— begin —

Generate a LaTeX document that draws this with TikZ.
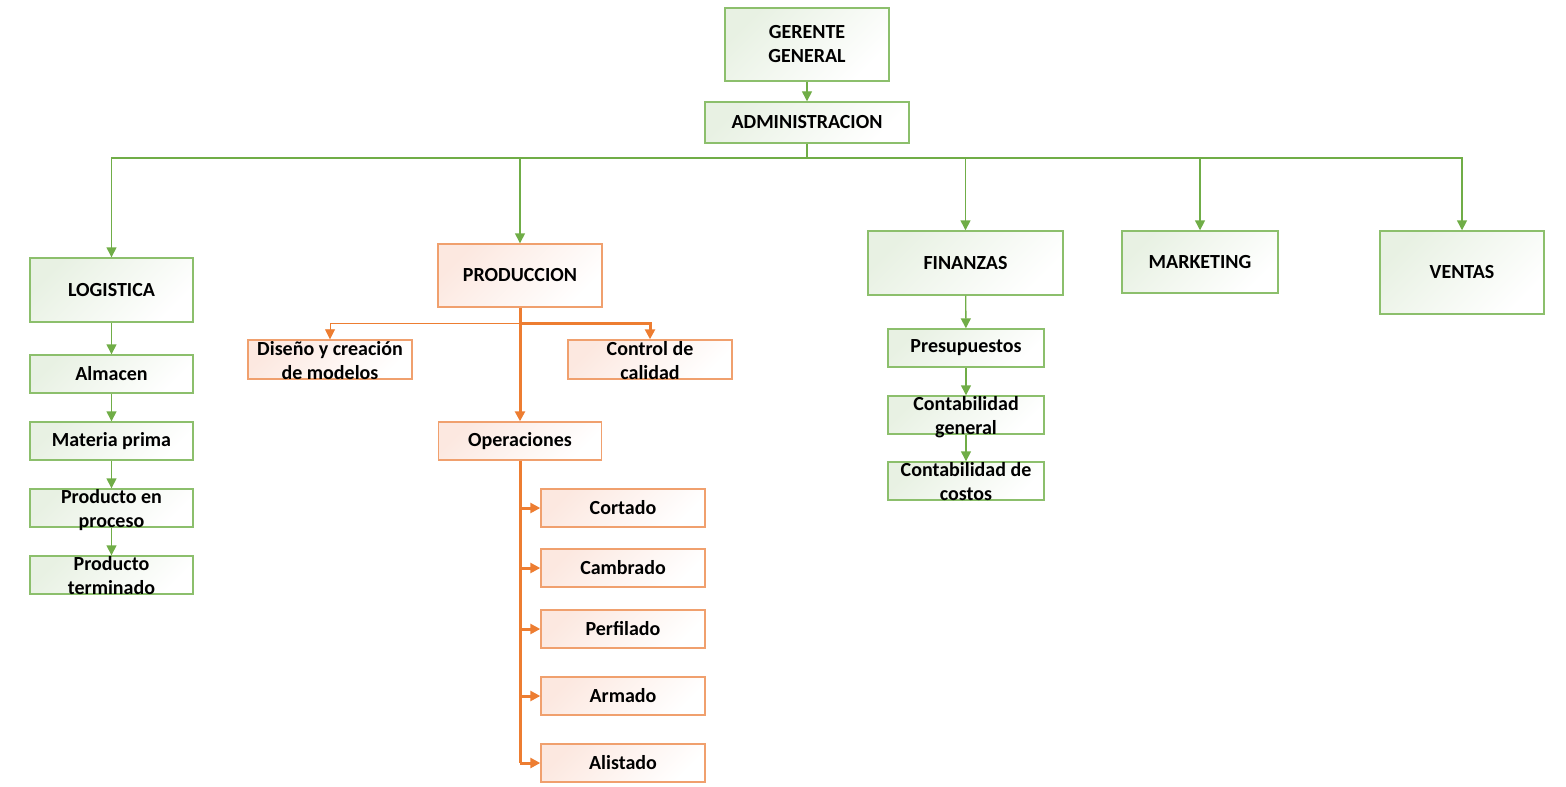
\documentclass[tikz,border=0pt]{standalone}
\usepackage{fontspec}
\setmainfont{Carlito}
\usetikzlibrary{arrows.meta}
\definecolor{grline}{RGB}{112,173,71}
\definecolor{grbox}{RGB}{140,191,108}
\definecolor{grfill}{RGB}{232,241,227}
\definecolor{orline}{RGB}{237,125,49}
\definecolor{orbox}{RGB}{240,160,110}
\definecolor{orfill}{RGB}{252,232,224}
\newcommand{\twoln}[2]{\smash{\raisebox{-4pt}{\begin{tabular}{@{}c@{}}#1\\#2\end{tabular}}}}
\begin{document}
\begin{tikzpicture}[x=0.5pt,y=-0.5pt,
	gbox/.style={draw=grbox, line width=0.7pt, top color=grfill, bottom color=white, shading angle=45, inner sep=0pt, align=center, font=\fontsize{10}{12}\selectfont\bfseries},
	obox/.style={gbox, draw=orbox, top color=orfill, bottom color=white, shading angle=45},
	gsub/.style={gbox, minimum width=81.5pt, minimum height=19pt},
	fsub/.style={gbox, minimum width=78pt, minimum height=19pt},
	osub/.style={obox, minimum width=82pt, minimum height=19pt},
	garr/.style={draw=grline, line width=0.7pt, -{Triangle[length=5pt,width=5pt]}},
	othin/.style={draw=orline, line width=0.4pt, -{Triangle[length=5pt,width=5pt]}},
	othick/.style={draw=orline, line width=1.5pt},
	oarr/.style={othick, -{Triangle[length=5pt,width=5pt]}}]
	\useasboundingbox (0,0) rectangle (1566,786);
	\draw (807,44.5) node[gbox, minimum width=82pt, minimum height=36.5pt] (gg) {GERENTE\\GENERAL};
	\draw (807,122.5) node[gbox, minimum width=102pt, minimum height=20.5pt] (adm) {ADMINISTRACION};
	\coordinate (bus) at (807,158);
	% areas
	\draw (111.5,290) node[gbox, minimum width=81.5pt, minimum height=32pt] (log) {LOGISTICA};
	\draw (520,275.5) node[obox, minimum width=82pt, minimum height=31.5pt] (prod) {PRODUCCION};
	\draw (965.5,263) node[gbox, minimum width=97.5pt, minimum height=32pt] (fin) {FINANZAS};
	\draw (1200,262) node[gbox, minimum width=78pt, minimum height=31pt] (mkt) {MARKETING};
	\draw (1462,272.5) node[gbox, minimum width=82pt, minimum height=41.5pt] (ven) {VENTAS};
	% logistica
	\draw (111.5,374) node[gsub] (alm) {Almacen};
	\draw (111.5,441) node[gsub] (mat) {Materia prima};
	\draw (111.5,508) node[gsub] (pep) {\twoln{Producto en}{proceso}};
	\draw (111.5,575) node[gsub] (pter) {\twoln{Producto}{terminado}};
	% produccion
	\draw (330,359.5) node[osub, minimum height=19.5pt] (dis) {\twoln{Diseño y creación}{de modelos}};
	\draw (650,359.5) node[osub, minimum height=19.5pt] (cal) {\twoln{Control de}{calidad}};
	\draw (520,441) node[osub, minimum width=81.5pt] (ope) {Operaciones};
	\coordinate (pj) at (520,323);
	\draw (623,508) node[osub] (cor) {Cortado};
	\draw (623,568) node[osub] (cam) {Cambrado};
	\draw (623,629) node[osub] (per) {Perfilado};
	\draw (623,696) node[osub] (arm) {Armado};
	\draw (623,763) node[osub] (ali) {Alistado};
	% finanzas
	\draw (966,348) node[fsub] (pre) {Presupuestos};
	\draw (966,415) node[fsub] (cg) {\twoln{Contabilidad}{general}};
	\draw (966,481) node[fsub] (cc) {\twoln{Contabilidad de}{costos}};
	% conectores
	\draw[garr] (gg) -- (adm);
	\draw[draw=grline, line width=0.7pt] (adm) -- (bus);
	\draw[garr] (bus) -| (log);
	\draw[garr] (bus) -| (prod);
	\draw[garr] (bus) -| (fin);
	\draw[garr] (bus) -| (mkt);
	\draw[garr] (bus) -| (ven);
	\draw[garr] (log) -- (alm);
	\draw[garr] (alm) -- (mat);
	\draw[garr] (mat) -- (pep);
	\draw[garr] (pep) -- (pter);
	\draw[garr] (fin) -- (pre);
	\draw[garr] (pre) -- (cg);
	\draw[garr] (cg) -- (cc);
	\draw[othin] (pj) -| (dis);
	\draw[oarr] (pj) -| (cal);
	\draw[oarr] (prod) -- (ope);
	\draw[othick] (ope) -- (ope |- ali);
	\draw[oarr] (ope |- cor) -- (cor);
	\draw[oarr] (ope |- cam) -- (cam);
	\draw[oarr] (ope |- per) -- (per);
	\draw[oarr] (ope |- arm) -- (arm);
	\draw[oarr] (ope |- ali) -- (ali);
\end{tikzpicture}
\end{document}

— end —

◆ What you have to do
Restate the whole listing above exactly, please, omitting every image.

◆ Complete response
Generate a LaTeX document that draws this with TikZ.
\documentclass[tikz,border=0pt]{standalone}
\usepackage{fontspec}
\setmainfont{Carlito}
\usetikzlibrary{arrows.meta}
\definecolor{grline}{RGB}{112,173,71}
\definecolor{grbox}{RGB}{140,191,108}
\definecolor{grfill}{RGB}{232,241,227}
\definecolor{orline}{RGB}{237,125,49}
\definecolor{orbox}{RGB}{240,160,110}
\definecolor{orfill}{RGB}{252,232,224}
\newcommand{\twoln}[2]{\smash{\raisebox{-4pt}{\begin{tabular}{@{}c@{}}#1\\#2\end{tabular}}}}
\begin{document}
\begin{tikzpicture}[x=0.5pt,y=-0.5pt,
	gbox/.style={draw=grbox, line width=0.7pt, top color=grfill, bottom color=white, shading angle=45, inner sep=0pt, align=center, font=\fontsize{10}{12}\selectfont\bfseries},
	obox/.style={gbox, draw=orbox, top color=orfill, bottom color=white, shading angle=45},
	gsub/.style={gbox, minimum width=81.5pt, minimum height=19pt},
	fsub/.style={gbox, minimum width=78pt, minimum height=19pt},
	osub/.style={obox, minimum width=82pt, minimum height=19pt},
	garr/.style={draw=grline, line width=0.7pt, -{Triangle[length=5pt,width=5pt]}},
	othin/.style={draw=orline, line width=0.4pt, -{Triangle[length=5pt,width=5pt]}},
	othick/.style={draw=orline, line width=1.5pt},
	oarr/.style={othick, -{Triangle[length=5pt,width=5pt]}}]
	\useasboundingbox (0,0) rectangle (1566,786);
	\draw (807,44.5) node[gbox, minimum width=82pt, minimum height=36.5pt] (gg) {GERENTE\\GENERAL};
	\draw (807,122.5) node[gbox, minimum width=102pt, minimum height=20.5pt] (adm) {ADMINISTRACION};
	\coordinate (bus) at (807,158);
	% areas
	\draw (111.5,290) node[gbox, minimum width=81.5pt, minimum height=32pt] (log) {LOGISTICA};
	\draw (520,275.5) node[obox, minimum width=82pt, minimum height=31.5pt] (prod) {PRODUCCION};
	\draw (965.5,263) node[gbox, minimum width=97.5pt, minimum height=32pt] (fin) {FINANZAS};
	\draw (1200,262) node[gbox, minimum width=78pt, minimum height=31pt] (mkt) {MARKETING};
	\draw (1462,272.5) node[gbox, minimum width=82pt, minimum height=41.5pt] (ven) {VENTAS};
	% logistica
	\draw (111.5,374) node[gsub] (alm) {Almacen};
	\draw (111.5,441) node[gsub] (mat) {Materia prima};
	\draw (111.5,508) node[gsub] (pep) {\twoln{Producto en}{proceso}};
	\draw (111.5,575) node[gsub] (pter) {\twoln{Producto}{terminado}};
	% produccion
	\draw (330,359.5) node[osub, minimum height=19.5pt] (dis) {\twoln{Diseño y creación}{de modelos}};
	\draw (650,359.5) node[osub, minimum height=19.5pt] (cal) {\twoln{Control de}{calidad}};
	\draw (520,441) node[osub, minimum width=81.5pt] (ope) {Operaciones};
	\coordinate (pj) at (520,323);
	\draw (623,508) node[osub] (cor) {Cortado};
	\draw (623,568) node[osub] (cam) {Cambrado};
	\draw (623,629) node[osub] (per) {Perfilado};
	\draw (623,696) node[osub] (arm) {Armado};
	\draw (623,763) node[osub] (ali) {Alistado};
	% finanzas
	\draw (966,348) node[fsub] (pre) {Presupuestos};
	\draw (966,415) node[fsub] (cg) {\twoln{Contabilidad}{general}};
	\draw (966,481) node[fsub] (cc) {\twoln{Contabilidad de}{costos}};
	% conectores
	\draw[garr] (gg) -- (adm);
	\draw[draw=grline, line width=0.7pt] (adm) -- (bus);
	\draw[garr] (bus) -| (log);
	\draw[garr] (bus) -| (prod);
	\draw[garr] (bus) -| (fin);
	\draw[garr] (bus) -| (mkt);
	\draw[garr] (bus) -| (ven);
	\draw[garr] (log) -- (alm);
	\draw[garr] (alm) -- (mat);
	\draw[garr] (mat) -- (pep);
	\draw[garr] (pep) -- (pter);
	\draw[garr] (fin) -- (pre);
	\draw[garr] (pre) -- (cg);
	\draw[garr] (cg) -- (cc);
	\draw[othin] (pj) -| (dis);
	\draw[oarr] (pj) -| (cal);
	\draw[oarr] (prod) -- (ope);
	\draw[othick] (ope) -- (ope |- ali);
	\draw[oarr] (ope |- cor) -- (cor);
	\draw[oarr] (ope |- cam) -- (cam);
	\draw[oarr] (ope |- per) -- (per);
	\draw[oarr] (ope |- arm) -- (arm);
	\draw[oarr] (ope |- ali) -- (ali);
\end{tikzpicture}
\end{document}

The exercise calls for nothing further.